From the 8th to 11th century, The Saurashtrians from Saurashtra region (present day Gujarat) started migrating towards Southern India due to the frequent Muslim invasions. These merchants upon the invitation of Chola, Pandya, Vijayanagara, Nayak and Thanjavur Maratha Kings set up mercantile silk-weaving guilds throughout Southern India and were involved in the trade of silk clothes and diamonds to the royal families of ancient South India.
As the silk became the attire of royal families after the period of Gupta dynasty. Some of them settled down in Madurai, where the local king of the Nayak dynasty welcomed them. Here, they came to be known as "Patnūlkarars" (silk thread people). In order to please the local kings, the Saurashtrians of Madurai, who were expert craftsmen in fabric weaving and trade of silk garments, created a gift item of cotton fabric suited for use in the tropical conditions, and called it the "Madurai Sungdi."
In Saurashtra, the word 'sungudi' relates to the Sanskrit word "sunnam" meaning "round", representing the circular dots that are printed on the fabric as a prominent and special motif. While the dotted designs of the fabric are inspired by cosmic stars, its knotting pattern is a copy of the knots with which women tie their hair.
Making of Sungudis:
The saris woven are brought in for tie and dying. The design is marked on the sari by measuring and marking the design. The points are identified which are to be tied in the design.
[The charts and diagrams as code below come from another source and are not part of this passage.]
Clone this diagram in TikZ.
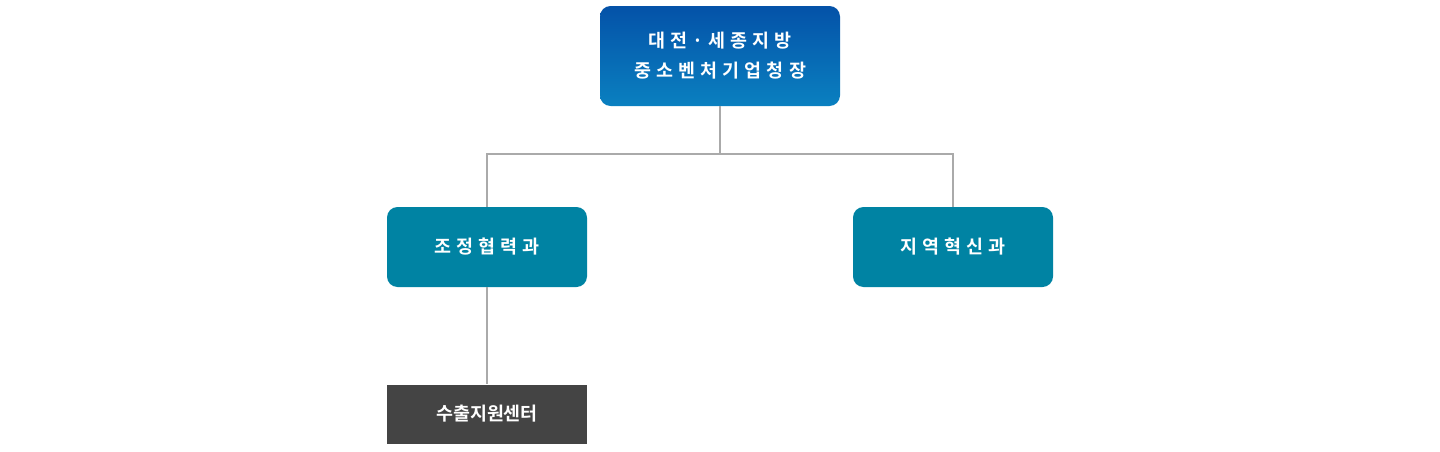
\documentclass[tikz,border=0pt]{standalone}
\usepackage{fontspec}
\newfontfamily\kr[LetterSpace=28]{Noto Sans CJK KR Bold}
\newfontfamily\krplain{Noto Sans CJK KR Bold}
\usetikzlibrary{positioning}
\definecolor{teambox}{HTML}{0083A3}
\definecolor{topdark}{HTML}{0452A8}
\definecolor{toplight}{HTML}{0A80C0}
\definecolor{centerbox}{HTML}{444444}
\definecolor{linkgray}{HTML}{AAAAAA}
\tikzset{%
	every box/.style={
		rounded corners=6pt,
		text=white,
		font=\kr\fontsize{10.5pt}{17pt}\selectfont,
		align=center,
		inner sep=0pt
	},
	team box/.style={
		every box,
		fill=teambox,
		minimum width=200*0.02cm,
		minimum height=80*0.02cm
	},
	link/.style={
		draw=linkgray,
		line width=0.6pt
	},
}
\begin{document}
\begin{tikzpicture}[x=0.02cm, y=-0.02cm]

	\useasboundingbox (0,0) rectangle (1440,451);

	\node[every box, top color=topdark, bottom color=toplight, minimum width=240*0.02cm, minimum height=100*0.02cm] (head) at (720,56) {대전·세종지방\\중소벤처기업청장};

	\node[team box] (coord) at (487,247) {조정협력과};
	\node[team box] (innov) at (953,247) {지역혁신과};

	\node[fill=centerbox, text=white, font=\krplain\fontsize{10.5pt}{12pt}\selectfont, minimum width=200*0.02cm, minimum height=59*0.02cm, inner sep=0pt] (export) at (487,414) {수출지원센터};

	\coordinate (split) at (720,154);
	\draw[link] (head.south) -- (split);
	\draw[link] (coord.north) |- (split) -| (innov.north);
	\draw[link] (coord.south) -- (export.north);

\end{tikzpicture}
\end{document}
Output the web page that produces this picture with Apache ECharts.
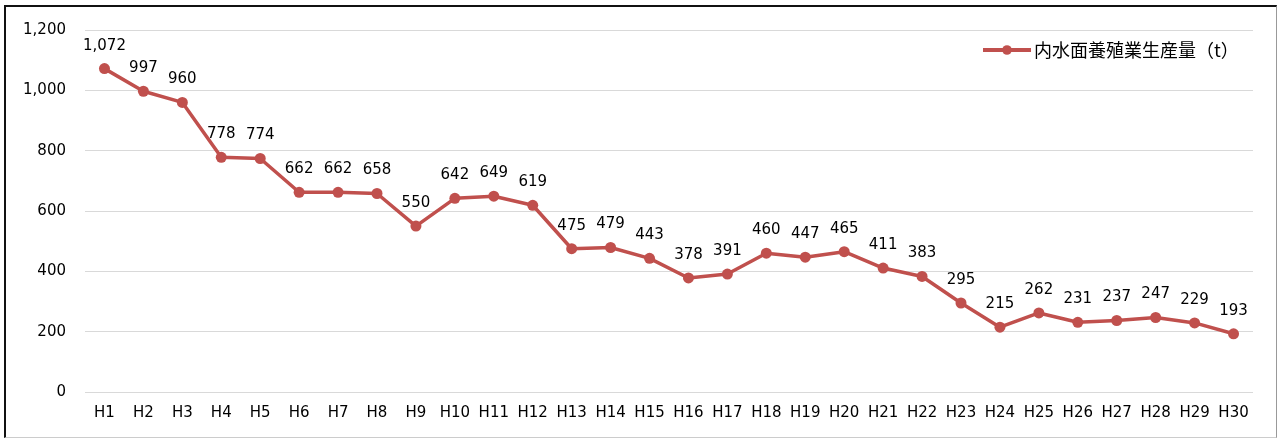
<!DOCTYPE html>
<html>
<head>
<meta charset="utf-8">
<script src="https://cdn.jsdelivr.net/npm/echarts@6/dist/echarts.min.js"></script>
<style>
  html, body { margin: 0; padding: 0; background: #fff; }
  #frame {
    position: absolute; left: 4px; top: 5px; width: 1270px; height: 430px;
    border-left: 2px solid #111; border-top: 2px solid #111;
    border-right: 1px solid #999; border-bottom: 1px solid #ccc;
  }
  #chart { position: absolute; left: 0; top: 0; width: 1279px; height: 438px; }
</style>
</head>
<body>
<div id="frame"></div>
<div id="chart"></div>
<script>
const years = ["H1","H2","H3","H4","H5","H6","H7","H8","H9","H10","H11","H12","H13","H14","H15",
               "H16","H17","H18","H19","H20","H21","H22","H23","H24","H25","H26","H27","H28","H29","H30"];
const production = [1072, 997, 960, 778, 774, 662, 662, 658, 550, 642, 649, 619, 475, 479, 443,
                    378, 391, 460, 447, 465, 411, 383, 295, 215, 262, 231, 237, 247, 229, 193];
const seriesName = "内水面養殖業生産量（t）";

const numFont = "'DejaVu Sans', sans-serif";
const cjkFont = "'Noto Sans CJK JP', sans-serif";
const chart = echarts.init(document.getElementById("chart"));
chart.setOption({
    animation: false,
    textStyle: { fontFamily: numFont },
    grid: { left: 85, right: 26, top: 30, bottom: 46, containLabel: false },
    legend: {
        data: [seriesName],
        left: 976,
        top: 36,
        itemWidth: 48,
        itemHeight: 12,
        itemGap: 4,
        lineStyle: { width: 4 },
        itemStyle: { borderWidth: 0 },
        textStyle: { fontSize: 18, color: "#000", fontFamily: cjkFont, padding: [0, 0, 0, -2] }
    },
    xAxis: {
        type: "category",
        data: years,
        boundaryGap: true,
        axisLine: { show: false },
        axisTick: { show: false },
        axisLabel: { color: "#000", fontSize: 15, margin: 14, interval: 0, fontFamily: numFont }
    },
    yAxis: {
        type: "value",
        min: 0,
        max: 1200,
        interval: 200,
        axisLine: { show: false },
        axisTick: { show: false },
        splitLine: { lineStyle: { color: "#d9d9d9", width: 1 } },
        axisLabel: {
            color: "#000",
            fontSize: 15,
            margin: 19,
            fontFamily: numFont,
            formatter: v => v.toLocaleString("en-US")
        }
    },
    series: [{
        name: seriesName,
        type: "line",
        data: production,
        symbol: "circle",
        symbolSize: 11,
        lineStyle: { color: "#c0504d", width: 3.5 },
        itemStyle: { color: "#c0504d" },
        label: {
            show: true,
            position: "top",
            distance: 10,
            color: "#000",
            fontSize: 15,
            fontFamily: numFont,
            formatter: p => p.value.toLocaleString("en-US")
        }
    }]
});
</script>
</body>
</html>
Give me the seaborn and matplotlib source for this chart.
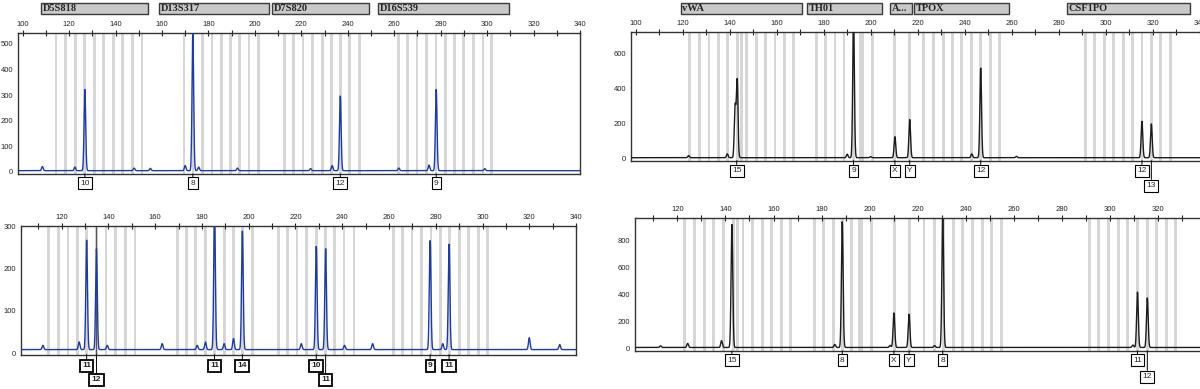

Artist holds the point with help of his fingernails and starts to wound the thread around that tightly enough to cover the cloth from getting dyed.
Tying process takes anyway around 8-10 days for a single sari. Once the tying is done, it is checked for any damages. The tied sari is taken for dying process, Dying is a little elaborate process and method followed is natural dying, where all dyes are obtained from herbs and plants. The tied sari is soaked in water for ten minutes so that when colour is added it spreads evenly to all places. It is followed by other processes like washing to remove stains, dying, heating, adding colour retaining agents, cooling with water, and drying.
Basically, using the technique of tie and dye, any piece of cloth can be dyed. Using the dyed cloth any products can be made out of it. Mainly Saris are made. Nowadays they have started making shirts. Sungudi sari price ranges from INR 1700 to INR 10000 with a standard size of 6 to 9 yards.